_WORKING DATA_.
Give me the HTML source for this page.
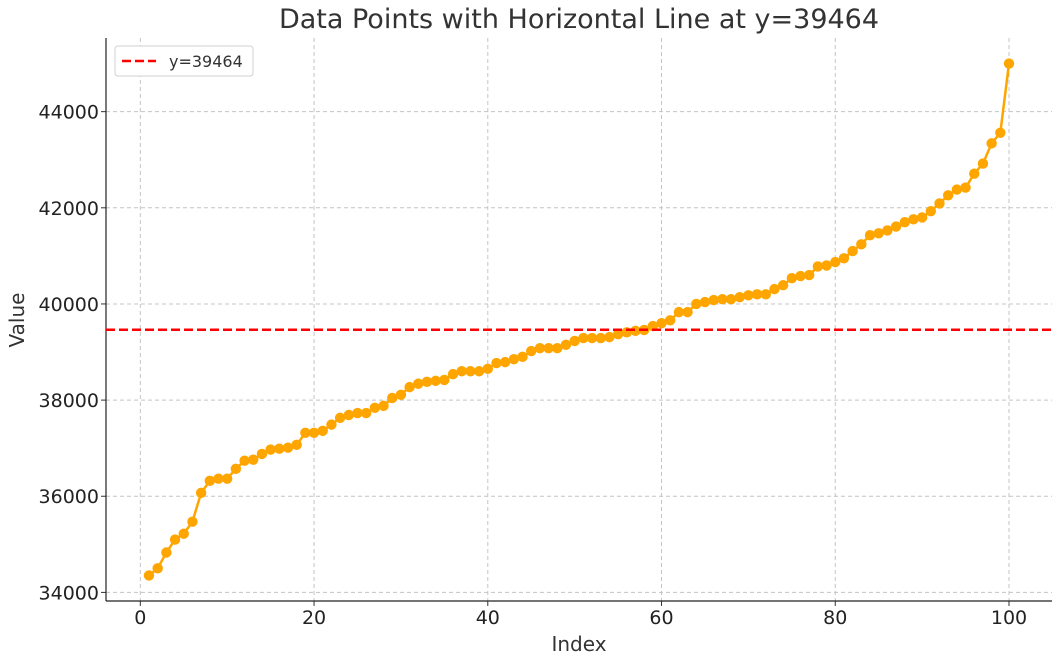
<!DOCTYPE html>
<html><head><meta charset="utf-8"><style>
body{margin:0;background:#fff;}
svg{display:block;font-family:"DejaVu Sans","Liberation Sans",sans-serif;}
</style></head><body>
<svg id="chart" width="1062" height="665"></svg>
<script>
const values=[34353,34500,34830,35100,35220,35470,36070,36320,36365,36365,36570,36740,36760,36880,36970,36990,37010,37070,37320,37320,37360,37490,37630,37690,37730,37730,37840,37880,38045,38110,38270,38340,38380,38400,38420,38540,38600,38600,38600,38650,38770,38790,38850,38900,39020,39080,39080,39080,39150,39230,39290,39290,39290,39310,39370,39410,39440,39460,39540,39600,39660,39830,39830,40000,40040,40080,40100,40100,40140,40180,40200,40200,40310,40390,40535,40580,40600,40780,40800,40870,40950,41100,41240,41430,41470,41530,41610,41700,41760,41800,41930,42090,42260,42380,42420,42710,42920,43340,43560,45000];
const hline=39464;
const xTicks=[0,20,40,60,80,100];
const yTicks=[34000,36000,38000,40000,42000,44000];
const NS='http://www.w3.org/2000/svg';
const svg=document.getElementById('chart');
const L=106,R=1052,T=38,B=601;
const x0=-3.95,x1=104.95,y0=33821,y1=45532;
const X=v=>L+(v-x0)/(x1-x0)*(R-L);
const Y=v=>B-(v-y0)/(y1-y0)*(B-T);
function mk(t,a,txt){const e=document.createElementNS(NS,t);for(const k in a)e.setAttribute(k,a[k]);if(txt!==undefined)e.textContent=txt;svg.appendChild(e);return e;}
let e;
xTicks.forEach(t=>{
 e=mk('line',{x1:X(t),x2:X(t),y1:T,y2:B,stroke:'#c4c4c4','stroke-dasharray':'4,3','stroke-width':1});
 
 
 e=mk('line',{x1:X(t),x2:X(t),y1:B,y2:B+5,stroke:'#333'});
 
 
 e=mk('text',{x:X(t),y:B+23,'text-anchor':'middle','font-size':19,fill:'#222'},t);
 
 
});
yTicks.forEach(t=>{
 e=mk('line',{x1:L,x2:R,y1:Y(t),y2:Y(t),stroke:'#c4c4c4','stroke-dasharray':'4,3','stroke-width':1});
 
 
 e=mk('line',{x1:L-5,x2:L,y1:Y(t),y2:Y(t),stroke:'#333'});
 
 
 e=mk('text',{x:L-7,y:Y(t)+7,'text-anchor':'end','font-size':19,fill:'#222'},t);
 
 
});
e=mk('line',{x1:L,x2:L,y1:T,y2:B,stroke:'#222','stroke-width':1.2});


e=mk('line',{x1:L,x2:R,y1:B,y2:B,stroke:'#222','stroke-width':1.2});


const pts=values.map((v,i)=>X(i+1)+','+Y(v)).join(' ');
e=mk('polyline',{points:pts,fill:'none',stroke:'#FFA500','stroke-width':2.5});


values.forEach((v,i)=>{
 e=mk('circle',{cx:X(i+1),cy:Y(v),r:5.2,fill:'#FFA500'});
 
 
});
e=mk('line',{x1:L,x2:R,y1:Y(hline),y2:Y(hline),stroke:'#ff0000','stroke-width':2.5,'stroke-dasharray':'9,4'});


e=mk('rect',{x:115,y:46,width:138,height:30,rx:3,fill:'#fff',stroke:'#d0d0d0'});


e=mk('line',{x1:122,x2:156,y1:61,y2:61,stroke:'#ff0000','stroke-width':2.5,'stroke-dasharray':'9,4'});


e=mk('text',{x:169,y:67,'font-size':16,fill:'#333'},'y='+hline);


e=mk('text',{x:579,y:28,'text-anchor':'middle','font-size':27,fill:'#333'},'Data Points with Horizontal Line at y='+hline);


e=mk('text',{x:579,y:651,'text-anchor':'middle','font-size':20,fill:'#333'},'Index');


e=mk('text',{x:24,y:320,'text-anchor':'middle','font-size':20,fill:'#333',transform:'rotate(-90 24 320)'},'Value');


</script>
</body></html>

==

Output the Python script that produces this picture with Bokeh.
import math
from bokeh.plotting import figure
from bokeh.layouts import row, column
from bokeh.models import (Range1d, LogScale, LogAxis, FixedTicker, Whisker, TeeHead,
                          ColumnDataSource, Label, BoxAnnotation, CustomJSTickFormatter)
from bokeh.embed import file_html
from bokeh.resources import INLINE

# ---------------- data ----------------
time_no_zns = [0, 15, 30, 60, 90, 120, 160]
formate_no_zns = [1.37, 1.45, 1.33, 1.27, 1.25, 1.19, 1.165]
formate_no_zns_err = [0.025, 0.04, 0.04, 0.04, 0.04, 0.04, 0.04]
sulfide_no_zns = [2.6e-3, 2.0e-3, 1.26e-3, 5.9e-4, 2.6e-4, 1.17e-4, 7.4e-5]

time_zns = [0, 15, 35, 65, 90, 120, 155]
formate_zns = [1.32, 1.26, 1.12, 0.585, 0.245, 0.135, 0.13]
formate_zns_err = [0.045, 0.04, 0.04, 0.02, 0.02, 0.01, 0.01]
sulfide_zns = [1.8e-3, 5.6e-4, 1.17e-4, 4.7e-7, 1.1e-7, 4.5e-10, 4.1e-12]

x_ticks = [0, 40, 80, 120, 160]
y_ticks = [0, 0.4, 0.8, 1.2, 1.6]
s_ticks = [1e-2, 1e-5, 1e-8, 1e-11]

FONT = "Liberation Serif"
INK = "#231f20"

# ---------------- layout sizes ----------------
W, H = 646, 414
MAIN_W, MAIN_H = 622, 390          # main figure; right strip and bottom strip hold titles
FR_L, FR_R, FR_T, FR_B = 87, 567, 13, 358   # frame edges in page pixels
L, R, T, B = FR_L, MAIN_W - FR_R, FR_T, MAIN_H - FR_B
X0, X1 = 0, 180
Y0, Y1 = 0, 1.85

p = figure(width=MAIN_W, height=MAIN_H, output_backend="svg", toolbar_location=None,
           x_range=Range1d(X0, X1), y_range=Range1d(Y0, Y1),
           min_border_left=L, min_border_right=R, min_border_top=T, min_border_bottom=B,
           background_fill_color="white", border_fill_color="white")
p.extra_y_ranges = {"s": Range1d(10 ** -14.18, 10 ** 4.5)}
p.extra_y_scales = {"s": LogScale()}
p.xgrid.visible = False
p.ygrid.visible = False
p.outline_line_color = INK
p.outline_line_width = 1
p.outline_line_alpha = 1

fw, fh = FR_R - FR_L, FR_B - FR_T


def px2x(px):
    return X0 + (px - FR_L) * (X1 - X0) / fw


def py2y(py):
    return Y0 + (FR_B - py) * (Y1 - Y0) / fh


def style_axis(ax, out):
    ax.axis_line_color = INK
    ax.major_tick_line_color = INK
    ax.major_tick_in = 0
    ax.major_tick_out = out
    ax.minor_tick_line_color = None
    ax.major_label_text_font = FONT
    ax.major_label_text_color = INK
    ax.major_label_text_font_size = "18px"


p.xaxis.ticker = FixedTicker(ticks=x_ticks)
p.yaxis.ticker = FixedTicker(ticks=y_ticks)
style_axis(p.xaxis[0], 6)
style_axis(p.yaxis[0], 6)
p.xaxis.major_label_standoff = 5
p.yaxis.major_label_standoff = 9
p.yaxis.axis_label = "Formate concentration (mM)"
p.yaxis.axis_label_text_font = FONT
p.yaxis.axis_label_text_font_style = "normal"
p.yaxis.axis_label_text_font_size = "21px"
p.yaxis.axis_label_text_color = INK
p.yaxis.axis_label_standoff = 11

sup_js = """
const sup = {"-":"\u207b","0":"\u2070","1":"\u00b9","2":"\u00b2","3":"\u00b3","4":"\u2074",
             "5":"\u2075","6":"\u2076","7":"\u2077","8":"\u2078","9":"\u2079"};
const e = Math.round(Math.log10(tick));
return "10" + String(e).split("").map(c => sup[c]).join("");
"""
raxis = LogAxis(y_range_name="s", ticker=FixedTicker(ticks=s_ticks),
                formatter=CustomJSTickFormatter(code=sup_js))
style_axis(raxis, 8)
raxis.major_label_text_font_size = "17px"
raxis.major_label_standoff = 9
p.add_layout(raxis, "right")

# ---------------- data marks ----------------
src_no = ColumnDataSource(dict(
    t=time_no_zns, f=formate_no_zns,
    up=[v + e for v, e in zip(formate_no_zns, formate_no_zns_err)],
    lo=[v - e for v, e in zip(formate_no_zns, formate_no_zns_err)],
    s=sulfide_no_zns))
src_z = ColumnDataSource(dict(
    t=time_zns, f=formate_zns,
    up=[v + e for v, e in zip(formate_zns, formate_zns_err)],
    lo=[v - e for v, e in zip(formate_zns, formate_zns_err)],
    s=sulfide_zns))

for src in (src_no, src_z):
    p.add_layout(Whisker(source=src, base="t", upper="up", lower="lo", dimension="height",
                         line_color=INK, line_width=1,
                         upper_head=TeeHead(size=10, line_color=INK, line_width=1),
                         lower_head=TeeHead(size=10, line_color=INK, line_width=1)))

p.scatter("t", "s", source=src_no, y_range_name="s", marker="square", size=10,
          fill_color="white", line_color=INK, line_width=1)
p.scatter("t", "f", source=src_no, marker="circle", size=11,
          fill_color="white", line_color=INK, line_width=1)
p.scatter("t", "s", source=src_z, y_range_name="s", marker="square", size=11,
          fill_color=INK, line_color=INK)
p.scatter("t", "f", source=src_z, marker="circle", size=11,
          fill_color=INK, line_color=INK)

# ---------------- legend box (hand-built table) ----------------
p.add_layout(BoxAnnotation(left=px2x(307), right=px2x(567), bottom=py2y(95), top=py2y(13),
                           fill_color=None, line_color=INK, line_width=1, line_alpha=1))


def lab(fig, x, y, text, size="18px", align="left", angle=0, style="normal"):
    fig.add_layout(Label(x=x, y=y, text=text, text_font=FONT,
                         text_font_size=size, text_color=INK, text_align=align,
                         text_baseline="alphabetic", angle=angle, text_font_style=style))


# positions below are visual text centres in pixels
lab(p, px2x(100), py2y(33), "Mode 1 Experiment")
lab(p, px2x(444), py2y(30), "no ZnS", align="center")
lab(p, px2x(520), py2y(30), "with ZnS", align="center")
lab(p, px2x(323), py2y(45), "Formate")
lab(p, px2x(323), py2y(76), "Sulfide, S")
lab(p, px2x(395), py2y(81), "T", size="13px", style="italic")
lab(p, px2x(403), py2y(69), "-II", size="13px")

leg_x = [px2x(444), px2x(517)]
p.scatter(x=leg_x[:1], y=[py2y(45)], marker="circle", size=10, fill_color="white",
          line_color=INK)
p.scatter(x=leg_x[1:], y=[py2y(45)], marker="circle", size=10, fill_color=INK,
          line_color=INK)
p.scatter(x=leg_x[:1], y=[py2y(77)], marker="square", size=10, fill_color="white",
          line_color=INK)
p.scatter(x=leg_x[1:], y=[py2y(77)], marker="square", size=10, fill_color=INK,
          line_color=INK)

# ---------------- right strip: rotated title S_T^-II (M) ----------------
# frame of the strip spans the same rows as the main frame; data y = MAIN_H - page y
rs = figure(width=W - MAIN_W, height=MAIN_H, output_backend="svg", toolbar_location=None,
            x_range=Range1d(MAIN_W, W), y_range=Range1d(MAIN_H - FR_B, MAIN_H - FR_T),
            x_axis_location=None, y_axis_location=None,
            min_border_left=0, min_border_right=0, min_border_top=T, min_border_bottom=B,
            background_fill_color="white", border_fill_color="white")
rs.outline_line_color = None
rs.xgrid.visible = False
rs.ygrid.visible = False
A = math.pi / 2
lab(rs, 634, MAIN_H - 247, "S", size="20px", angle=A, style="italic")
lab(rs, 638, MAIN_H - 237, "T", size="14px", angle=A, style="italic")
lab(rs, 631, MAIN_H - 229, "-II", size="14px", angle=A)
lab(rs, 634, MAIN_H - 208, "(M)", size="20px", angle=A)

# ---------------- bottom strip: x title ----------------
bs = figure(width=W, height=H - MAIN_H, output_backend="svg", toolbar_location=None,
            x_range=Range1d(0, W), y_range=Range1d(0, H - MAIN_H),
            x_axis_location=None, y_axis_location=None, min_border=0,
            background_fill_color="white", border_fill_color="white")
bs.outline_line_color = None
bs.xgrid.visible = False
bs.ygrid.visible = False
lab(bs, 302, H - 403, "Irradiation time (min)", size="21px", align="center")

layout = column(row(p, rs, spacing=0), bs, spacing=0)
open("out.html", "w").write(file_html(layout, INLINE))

_WHAT IS BEING ASKED_.
Copy each line holding the word "this" from the listing above.

_SOLUTION BELOW_.
Give me the HTML source for this page.
Output the Python script that produces this picture with Bokeh.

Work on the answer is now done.